Project summary

The overall goal of SCHISM is to develop a robust approach to interactive DM, and deliver a prototype that allows users to launch pattern mining or clustering algorithms, visualize the results, give feedback, and rerun mining operations, which will take the given feedback into account. Our research hypothesis can be expressed
bluntly: putting the user back into the loop will lead to better understood results, and mining processes that actually run faster than in the non-interactive case.
Research objectives:

  • Improved Interpretability: place pattern visualizations into the context of data or other patterns, develop new techniques for interactive clustering visualization because the visualization of pattern mining results often suffers from the very large number of patterns to consider. In addition, patterns on their own, without an idea of related patterns and/or the data context such as instance coverage and [partial] labels, are hard to process since they are local by definition
  • Feedback: develop new feedback options for pattern mining, such as accepting or rejecting a pattern, judging its interestingness on a scale, deciding on which patterns are preferable to others, or actively suggesting constituting elements to be changed. Investigated interactions for clustering could involve straight-up rejecting a clustering, rejecting individual clusters, but also changing (parts of) the description, or rearranging instance arrangements.

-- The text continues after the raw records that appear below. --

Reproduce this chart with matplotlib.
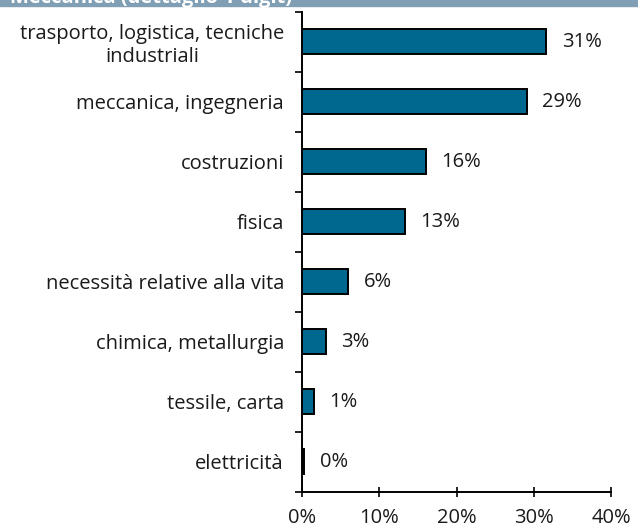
import matplotlib.pyplot as plt
import numpy as np
from matplotlib.patches import Rectangle

plt.rcParams['font.family'] = ['Open Sans', 'DejaVu Sans']

# shares by technology class
categories = ['trasporto, logistica, tecniche\nindustriali', 'meccanica, ingegneria',
              'costruzioni', 'fisica', 'necessità relative alla vita',
              'chimica, metallurgia', 'tessile, carta', 'elettricità']
values = [31.6, 29.1, 16.0, 13.3, 6.0, 3.1, 1.5, 0.3]
labels = ['31%', '29%', '16%', '13%', '6%', '3%', '1%', '0%']
xticks = [0, 10, 20, 30, 40]

fs = 14.5
fig = plt.figure(figsize=(6.38, 5.28), dpi=100)
ax = fig.add_axes([0.4734, 0.0688, 0.4843, 0.9092])

y = np.arange(len(categories))
ax.barh(y, values, height=0.42, color='#00678f', edgecolor='black', linewidth=1.4)
for yi, v, lab in zip(y, values, labels):
    ax.text(v + 2.0, yi, lab, va='center', ha='left', fontsize=fs, color='#1a1a1a')

ax.set_ylim(len(categories) - 0.5, -0.5)
ax.set_xlim(0, 40)
ax.set_yticks(y)
ax.set_yticklabels(categories, fontsize=fs, multialignment='center', color='#1a1a1a')
ax.set_yticks(np.arange(-0.5, len(categories)), minor=True)
ax.tick_params(axis='y', which='major', length=0, pad=13)
ax.tick_params(axis='y', which='minor', length=5, width=1.2, direction='out')
ax.set_xticks(xticks)
ax.set_xticklabels([f'{t}%' for t in xticks], fontsize=fs, color='#1a1a1a')
ax.tick_params(axis='x', length=7, width=1.2, direction='inout', pad=8)

for s in ['top', 'right']:
    ax.spines[s].set_visible(False)
for s in ['left', 'bottom']:
    ax.spines[s].set_linewidth(1.4)

# title band, cut off at the top edge
fig.patches.append(Rectangle((0, 1 - 6 / 528), 1, 6 / 528, transform=fig.transFigure,
                             color='#809fb4', zorder=0))
fig.text(10 / 638, 1 - 3 / 528, 'Meccanica (dettaglio 1 digit)', color='white',
         fontsize=fs, fontweight='bold', va='baseline', ha='left')

fig.savefig('out.png', dpi=100)
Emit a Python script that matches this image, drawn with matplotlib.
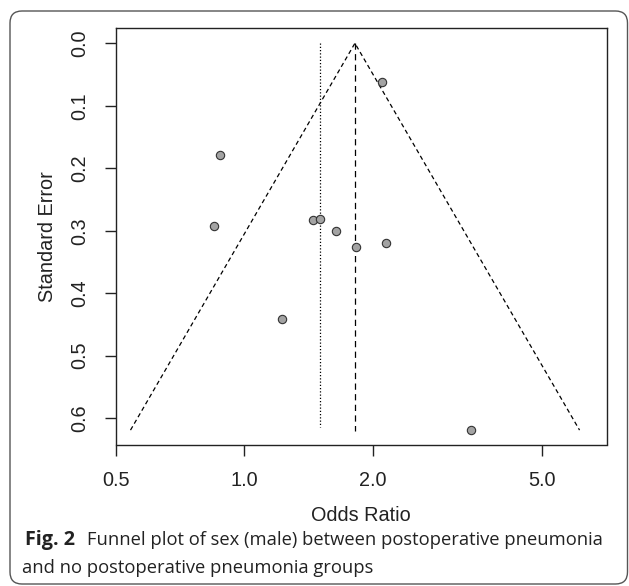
import numpy as np
import matplotlib.pyplot as plt
from matplotlib.patches import FancyBboxPatch

# study estimates
odds_ratio = [0.876, 0.849, 1.450, 1.506, 1.637, 1.830, 2.148, 1.223, 2.100, 3.400]
std_error = [0.179, 0.293, 0.2825, 0.281, 0.3006, 0.3257, 0.3193, 0.4415, 0.0615, 0.619]

# pooled estimates (dashed = fixed, dotted = random)
pooled_fixed = 1.817
pooled_random = 1.504
se_max = 0.619

# funnel outline (pseudo 95% limits)
funnel_x = [0.540, pooled_fixed, 6.12]
funnel_y = [se_max, 0.0, se_max]

x_ticks = [0.5, 1.0, 2.0, 5.0]
x_ticklabels = ["0.5", "1.0", "2.0", "5.0"]
y_ticks = [0.0, 0.1, 0.2, 0.3, 0.4, 0.5, 0.6]
y_ticklabels = ["0.0", "0.1", "0.2", "0.3", "0.4", "0.5", "0.6"]

W, H = 629, 586
fig = plt.figure(figsize=(W / 100, H / 100), dpi=100)

# rounded frame around the whole figure
bg = fig.add_axes([0, 0, 1, 1])
bg.set_xlim(0, W)
bg.set_ylim(H, 0)
bg.axis("off")
bg.add_patch(FancyBboxPatch((10, 11), 617.5, 573, boxstyle="round,pad=0,rounding_size=12",
                            fill=False, edgecolor="#555555", linewidth=1.0))

plt.rcParams['font.family'] = ['Liberation Sans', 'DejaVu Sans']

left, right, top, bottom = 116, 606.5, 28.3, 444.5
ax = fig.add_axes([left / W, 1 - bottom / H, (right - left) / W, (bottom - top) / H])

ax.plot(funnel_x, funnel_y, color="black", linewidth=0.9, linestyle=(0, (3.5, 2.5)))
ax.plot([pooled_random, pooled_random], [0, 0.614], color="black", linewidth=0.9, linestyle=(0, (1, 1.6)))
ax.plot([pooled_fixed, pooled_fixed], [0, 0.620], color="black", linewidth=0.9, linestyle=(0, (5, 3.5)))
ax.scatter(odds_ratio, std_error, s=36, facecolor="#a3a3a3", edgecolor="#333333", linewidth=0.8, zorder=3)

ax.set_xscale("log")
ax.set_xlim(0.4993, 7.08)
ax.set_ylim(0.642, -0.0239)
ax.set_xticks(x_ticks)
ax.set_xticklabels(x_ticklabels)
ax.minorticks_off()
ax.set_yticks(y_ticks)
ax.set_yticklabels(y_ticklabels, rotation=90, va="center")
ax.tick_params(axis="both", length=8, width=1, labelsize=14.3, colors="#222222")
ax.tick_params(axis="x", pad=11)
ax.tick_params(axis="y", pad=11)
for s in ax.spines.values():
    s.set_linewidth(1.0)
    s.set_color("#222222")

ax.set_xlabel("Odds Ratio", fontsize=14.3, color="#222222", labelpad=11.5)
ax.set_ylabel("Standard Error", fontsize=14.3, color="#222222", labelpad=10)

# caption
cap_font = ['Open Sans', 'DejaVu Sans']
cap_size = 13.2
fig.text(25 / W, 1 - 545 / H, "Fig. 2", fontsize=14.2, fontweight="bold", family=cap_font,
         color="#222222", va="baseline")
fig.text(87 / W, 1 - 545 / H, "Funnel plot of sex (male) between postoperative pneumonia",
         fontsize=cap_size, family=cap_font, color="#222222", va="baseline")
fig.text(22 / W, 1 - 573 / H, "and no postoperative pneumonia groups",
         fontsize=cap_size, family=cap_font, color="#222222", va="baseline")

fig.savefig("out.png", dpi=100)
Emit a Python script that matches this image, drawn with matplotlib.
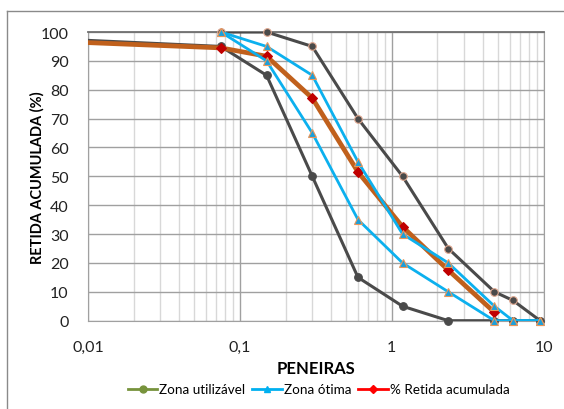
import numpy as np
import matplotlib
matplotlib.use("Agg")
from matplotlib import pyplot as plt
from matplotlib.lines import Line2D

plt.rcParams['font.family'] = ['Lato', 'DejaVu Sans']

# abertura das peneiras (mm)
peneiras = [0.075, 0.15, 0.3, 0.6, 1.18, 2.36, 4.75, 6.3, 9.5]
# 0.001 = fundo (fica fora do eixo, so aparece a reta ate a borda)
peneiras_fundo = [0.001, 0.075, 0.15, 0.3, 0.6, 1.18, 2.36, 4.75, 6.3, 9.5]

util_sup = [100, 100, 95, 70, 50, 25, 10, 7, 0]
util_inf = [99.5, 95, 85, 50, 15, 5, 0, 0, 0, 0]
otima_sup = [100, 95, 85, 55, 30, 20, 5, 0, 0]
otima_inf = [100, 90, 65, 35, 20, 10, 0, 0, 0]

peneiras_ensaio = [0.001, 0.075, 0.15, 0.3, 0.6, 1.18, 2.36, 4.75]
retida_acum = [98.4, 94.5, 91.6, 77.1, 51.5, 32.5, 17.5, 2.9]

xticks = [0.01, 0.1, 1, 10]
xtick_labels = ['0,01', '0,1', '1', '10']

fig = plt.figure(figsize=(5.64, 4.10), dpi=100)
ax = fig.add_axes([0.156, 0.2154, 0.8077, 0.7041])

def serie(x, y, cor, lw, mk, ms, mfc, mec, z):
    x = np.array(x)
    y = np.array(y)
    ax.plot(x, y, color=cor, lw=lw, zorder=z, solid_joinstyle='round')
    m = x >= 0.01
    ax.plot(x[m], y[m], ls='none', marker=mk, ms=ms, mfc=mfc, mec=mec,
            mew=0.8, zorder=z + 0.5, clip_on=False)

cinza = '#4a4a4a'
azul = '#0cb0ee'
marrom = '#c0601c'

serie(peneiras, util_sup, cinza, 2.2, 'o', 5.5, '#4a4a4a', '#e0a890', 3)
serie(peneiras_fundo, util_inf, cinza, 2.2, 'o', 5.5, '#4a4a4a', '#4a4a4a', 3)
serie(peneiras_ensaio, retida_acum, marrom, 3.4, 'D', 5.5, '#c00000', '#c00000', 4)
serie(peneiras, otima_sup, azul, 2.0, '^', 6, '#1aa0dc', '#e8965a', 5)
serie(peneiras, otima_inf, azul, 2.0, '^', 6, '#1aa0dc', '#e8965a', 5)

ax.set_xscale('log')
ax.set_xlim(0.01, 10)
ax.set_ylim(0, 100)
ax.set_yticks(np.arange(0, 101, 10))
ax.set_xticks(xticks)
ax.set_xticklabels(xtick_labels)
ax.xaxis.set_minor_formatter(matplotlib.ticker.NullFormatter())
ax.tick_params(axis='both', which='both', length=0, labelsize=11.5, colors='#222222')
ax.tick_params(axis='y', pad=14)
ax.tick_params(axis='x', pad=14)

ax.grid(True, which='major', axis='both', color='#a0a0a0', lw=1.0, zorder=0)
ax.grid(True, which='minor', axis='x', color='#d8d8d8', lw=1.0, zorder=0)
for s in ax.spines.values():
    s.set_color('#a0a0a0')
ax.spines['top'].set_color('#707070')
ax.spines['top'].set_linewidth(1.3)

ax.set_xlabel('PENEIRAS', fontsize=12, fontweight='bold', labelpad=4)
ax.set_ylabel('RETIDA ACUMULADA (%)', fontsize=10.5, fontweight='bold', labelpad=-3)

handles = [
    Line2D([], [], color='#77933c', lw=2, marker='o', ms=5),
    Line2D([], [], color='#00b0f0', lw=2, marker='^', ms=5),
    Line2D([], [], color='#ff0000', lw=2, marker='D', ms=4.5),
]
fig.legend(handles, ['Zona utilizável', 'Zona ótima', '% Retida acumulada'],
           loc='center', bbox_to_anchor=(0.565, 0.048), ncol=3, frameon=False,
           fontsize=9.7, handlelength=2.2, handletextpad=0.15, columnspacing=0.5)

# borda da área do gráfico
fig.add_artist(Line2D([6.5 / 564, 6.5 / 564], [0, 1 - 12 / 410], color='#8a8a8a', lw=1))
fig.add_artist(Line2D([6.5 / 564, 1], [1 - 12 / 410, 1 - 12 / 410], color='#8a8a8a', lw=1))

plt.savefig('out.png', dpi=100)
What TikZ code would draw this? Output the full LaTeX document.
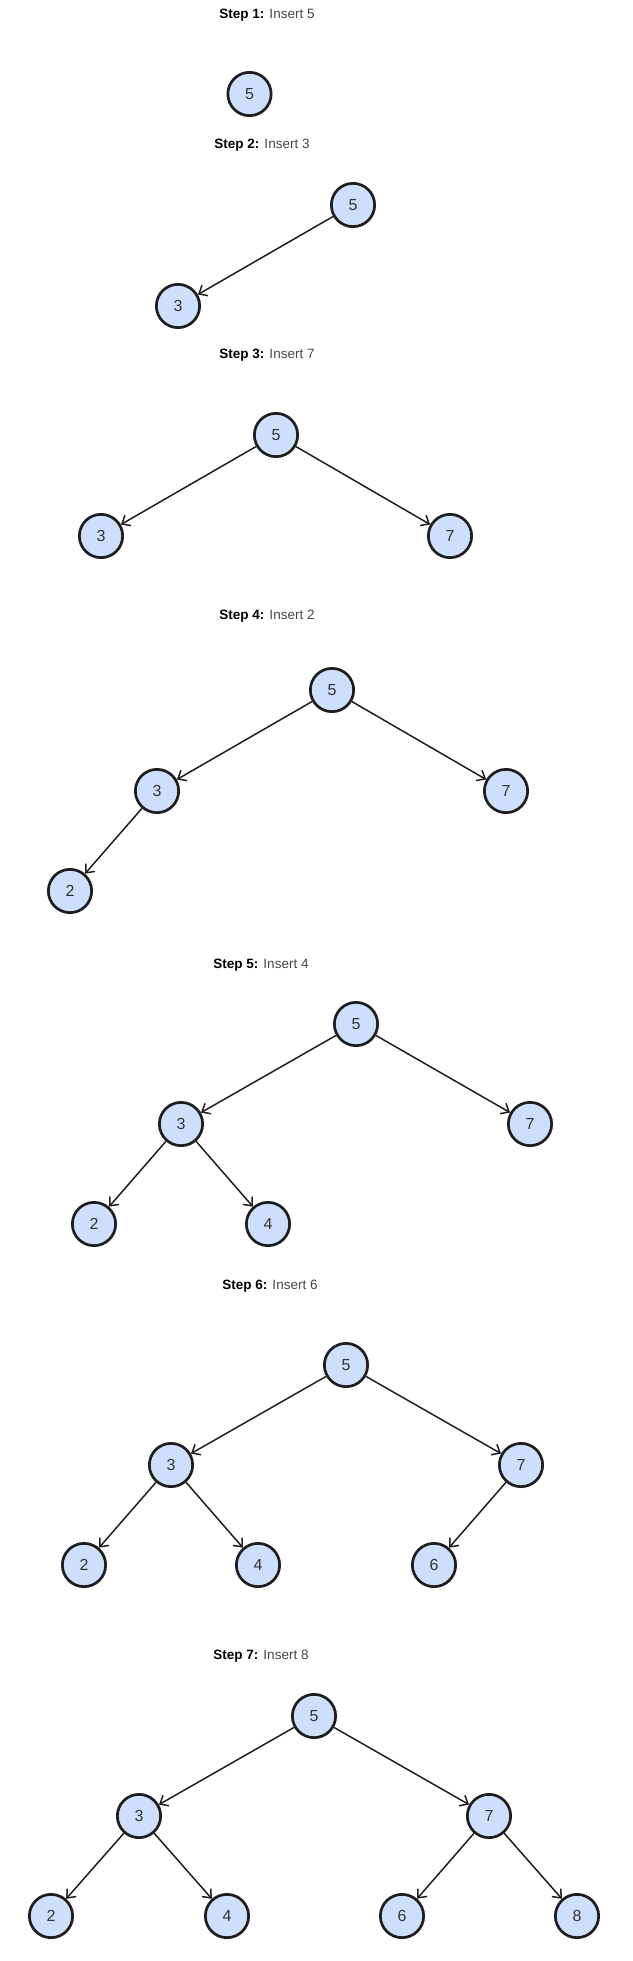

  • Translation of feedback into constraints: Rejection can take both the form of hard filtering of patterns and of down-weighting. Reassigning instances can be translated into must-link/cannot-link constraints or into more general interpretations.
  • Enforcing constraints: derive constraint properties that can be exploited during pattern mining, exploit constraint-programming techniques to enforce complex constraints.
  • Efficiency: develop approximation and parallelization techniques to speed up existing techniques, exploit sampling, and develop hybrid solutions that interleave pattern mining and clustering.